Interceptor

Netflix presents: a movie dumb as a box of rocks. A script full of hammy cheesetastic corny lines of buff studmuffin dialog. And maybe a little bit of just-go-with-it fun… at least for awhile. And then you just want them to hurry it up and get to the part where they save the world.

The flick is about a bunch of terrorists who steal sixteen Russian nuclear missiles and then take out the only two US “interceptor” bases capable of shooting them down. Only our intrepid heroine can stop the terrorists… mainly by holing up in the command bunker with the “shoot down the missiles” button and not letting them come in and ruin everyone’s day.

When the flick starts and it tells us about how the US only has two bases capable of intercepting nukes, I – foolishly – was thinking, “well, don’t tell everyone that in a movie”. Before I realized A) how dumb I was being and B) how very very dumb this movie actually is. Plot holes you could drive trucks (or fire nukes) through… “hey wait a minute” moments galore… and massively silly dialog that you will roll your eyes at and maybe, just possibly, have some fun with.
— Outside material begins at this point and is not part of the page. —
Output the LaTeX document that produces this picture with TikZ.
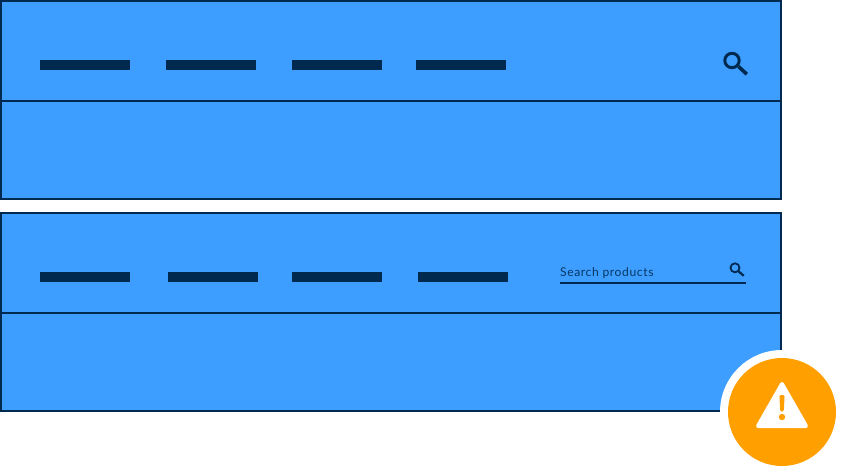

As an action flick, it feels like a throwback to a dumber time… and I don’t think they realized that. But, as a big dumb action movie, it’s sometimes entertaining. Some pretty peppy and brutal fist fights that just might entertain. In fact, I’d say the first half is pretty fun in a really knuckle-dragging stupid kind of way. Unfortunately, the movie (at just over 90 minutes) is entirely too long and keeps throwing in predicament and fist fights well past their sell-by date. In other words, all this rigmarole just gets tedious and tiresome since they are really only working with one set and a limited number of actions.

And then one of the bad guys dies in a spectacular way and that’s fun. And then our heroine shows off so much upper-body strength, she makes every Ninja Warrior contestant sad. And the movie wildly swings between good dumb and bad dumb constantly.

Maybe you’ll enjoy it, maybe the whole thing will make you regret that Netflix payment. I’m mixed on it myself. It was never going to be a great film but slowly it became a pretty mediocre one. I wouldn’t say it ever slipped into bad territory exactly. But I would listen to anyone arguing otherwise (they’d have a point).